Special to The Mountain Advocate
Governing Magazine has named Knox County Senator and Kentucky Senate President the National Public Official Of the Year. Every year since 1994, Governing has honored individual state and local government officials for outstanding accomplishment by naming them Public Officials of the Year.
Elected, appointed and career officials from any branch of state or local government are eligible. Our readers are invited to nominate individuals who have had a notable positive impact on their department or agency, community or state.
Governing annually receives several hundred nominations from individuals in the public and private sectors. In addition, Governing staff consults experts and scholars in the field, and also nominates outstanding individuals they encounter in the course of their work. Nominations are evaluated by a selection committee, which, after painstaking research, chooses the winners.
Here are some of the highlights of the article written by Mike Maciag.
Like many states with split-party legislatures, Kentucky had grown accustomed in recent years to partisan gridlock that ground most lawmaking to a halt. But since Robert Stivers took over as Senate president in 2013, he’s played a key role in guiding the legislature to multiple productive sessions, addressing a range of issues important to Kentuckians.

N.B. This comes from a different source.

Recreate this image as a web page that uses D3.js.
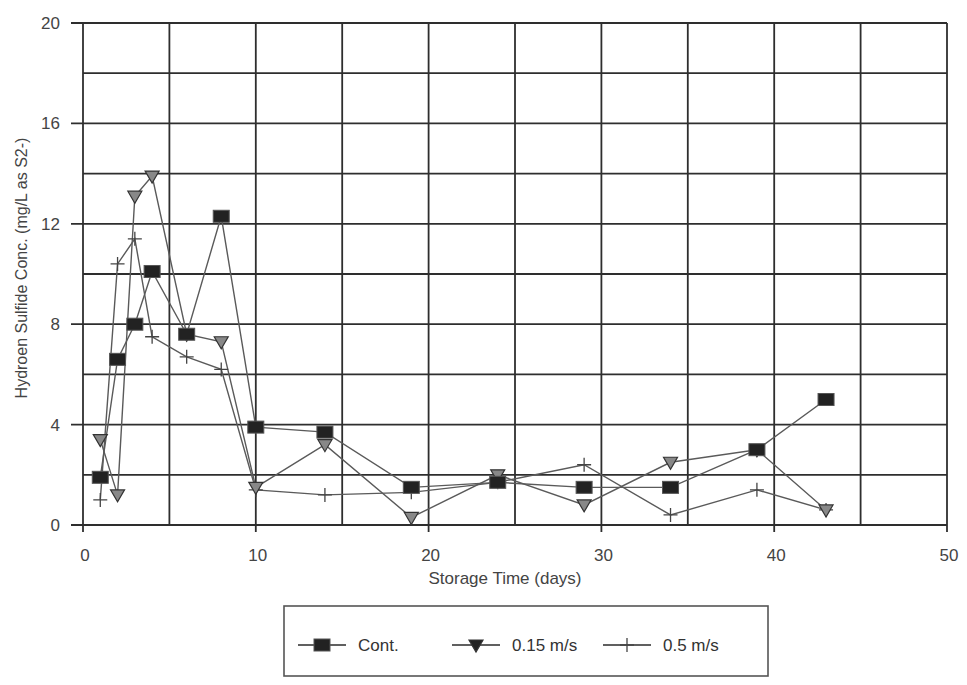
<!DOCTYPE html>
<html>
<head>
<meta charset="utf-8">
<script src="https://cdn.jsdelivr.net/npm/d3@7"></script>
<style>
  body { margin: 0; background: #fff; }
  svg { font-family: "Liberation Sans", Arial, sans-serif; }
</style>
</head>
<body>
<svg id="chart" width="967" height="685"></svg>
<script>
const days = [1, 2, 3, 4, 6, 8, 10, 14, 19, 24, 29, 34, 39, 43];
const cont = [1.9, 6.6, 8.0, 10.1, 7.6, 12.3, 3.9, 3.7, 1.5, 1.7, 1.5, 1.5, 3.0, 5.0];
const v015 = [3.4, 1.2, 13.1, 13.9, 7.6, 7.3, 1.5, 3.2, 0.3, 2.0, 0.8, 2.5, 3.0, 0.6];
const v05 = [1.0, 10.4, 11.4, 7.5, 6.7, 6.2, 1.4, 1.2, 1.3, 1.7, 2.4, 0.4, 1.4, 0.6];
const seriesNames = ['Cont.', '0.15 m/s', '0.5 m/s'];
const xTicks = [0, 10, 20, 30, 40, 50];
const yTicks = [0, 4, 8, 12, 16, 20];

const svg = d3.select('#chart');
const x = d3.scaleLinear().domain([0, 50]).range([83, 947]);
const y = d3.scaleLinear().domain([0, 20]).range([525, 23]);
const ink = '#2b2b2b';

// grid
const grid = svg.append('g').attr('stroke', '#2e2e2e').attr('stroke-width', 1.8);
d3.range(0, 51, 5).forEach(v => {
  grid.append('line')
    .attr('x1', x(v)).attr('x2', x(v))
    .attr('y1', y(20)).attr('y2', y(0) + (v % 10 === 0 ? 7 : 0));
});
d3.range(0, 21, 2).forEach(v => {
  grid.append('line')
    .attr('x1', x(0) - (v % 4 === 0 ? 12 : 0)).attr('x2', x(50))
    .attr('y1', y(v)).attr('y2', y(v));
});

// tick labels
svg.append('g').selectAll('text').data(yTicks).join('text')
  .attr('x', 60).attr('y', d => y(d) + 6)
  .attr('text-anchor', 'end')
  .attr('font-size', 17).attr('fill', '#444')
  .text(d => d);
svg.append('g').selectAll('text').data(xTicks).join('text')
  .attr('x', d => x(d) + 2).attr('y', 561)
  .attr('text-anchor', 'middle')
  .attr('font-size', 17).attr('fill', '#444')
  .text(d => d);

svg.append('text')
  .attr('x', 505).attr('y', 584)
  .attr('text-anchor', 'middle')
  .attr('font-size', 17).attr('fill', '#444')
  .text('Storage Time (days)');
svg.append('text')
  .attr('transform', 'translate(27,268) rotate(-90)')
  .attr('text-anchor', 'middle')
  .attr('font-size', 16).attr('fill', '#444')
  .text('Hydroen Sulfide Conc. (mg/L as S2-)');

// series
const line = d3.line().x(d => x(d[0])).y(d => y(d[1]));
const series = [cont, v015, v05].map(vals => days.map((d, i) => [d, vals[i]]));

function square(g, cx, cy) {
  g.append('rect').attr('x', cx - 8).attr('y', cy - 6).attr('width', 16).attr('height', 12)
    .attr('fill', '#222').attr('stroke', '#555').attr('stroke-width', 1);
}
function triangle(g, cx, cy, fill) {
  g.append('path')
    .attr('d', `M${cx - 7},${cy - 5}L${cx + 7},${cy - 5}L${cx},${cy + 7}Z`)
    .attr('fill', fill).attr('stroke', '#333').attr('stroke-width', 1.2);
}
function plus(g, cx, cy) {
  g.append('path')
    .attr('d', `M${cx - 7},${cy}H${cx + 7}M${cx},${cy - 7}V${cy + 7}`)
    .attr('stroke', '#444').attr('stroke-width', 1.3);
}
const markers = [
  (g, cx, cy) => square(g, cx, cy),
  (g, cx, cy) => triangle(g, cx, cy, '#888'),
  (g, cx, cy) => plus(g, cx, cy)
];

const plot = svg.append('g');
[2, 1, 0].forEach(s => {
  plot.append('path')
    .attr('d', line(series[s]))
    .attr('fill', 'none').attr('stroke', '#5a5a5a').attr('stroke-width', 1.4);
});
[2, 1, 0].forEach(s => {
  series[s].forEach(p => markers[s](plot, x(p[0]), y(p[1])));
});

// legend
const lg = svg.append('g');
lg.append('rect').attr('x', 284).attr('y', 606).attr('width', 484).attr('height', 70)
  .attr('fill', 'none').attr('stroke', '#555').attr('stroke-width', 1.6);
const legendX = [298, 452, 603];
seriesNames.forEach((name, i) => {
  const lx = legendX[i], ly = 645;
  lg.append('line').attr('x1', lx).attr('x2', lx + 48).attr('y1', ly).attr('y2', ly)
    .attr('stroke', ink).attr('stroke-width', 1.4);
  if (i === 1) triangle(lg, lx + 24, ly, '#222');
  else markers[i](lg, lx + 24, ly);
  lg.append('text').attr('x', lx + 60).attr('y', ly + 6)
    .attr('font-size', 17).attr('fill', '#333').text(name);
});
</script>
</body>
</html>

One problem that’s plagued the state in recent years is a severe heroin epidemic. Lawmakers had tried and failed to pass legislation before, and disagreements over sentencing reforms and a needle exchange program stalled talks earlier this year. So Stivers, a Republican, took on the role of lead negotiator as details of the bill were hammered out in a conference committee, a rare move in the state for a leader of a legislative chamber. The resulting bill included a comprehensive set of measures aimed at curbing heroin overdoses, earning wide praise from all corners of the commonwealth. Kentucky also faced a shortage of funding for much-needed infrastructure improvements, as its gas tax is tied to the declining wholesale price of fuel. Although Stivers says he generally opposes tax increases, he worked to gain support from his Senate colleagues for a measure that sets a floor on the tax, staving off funding cuts.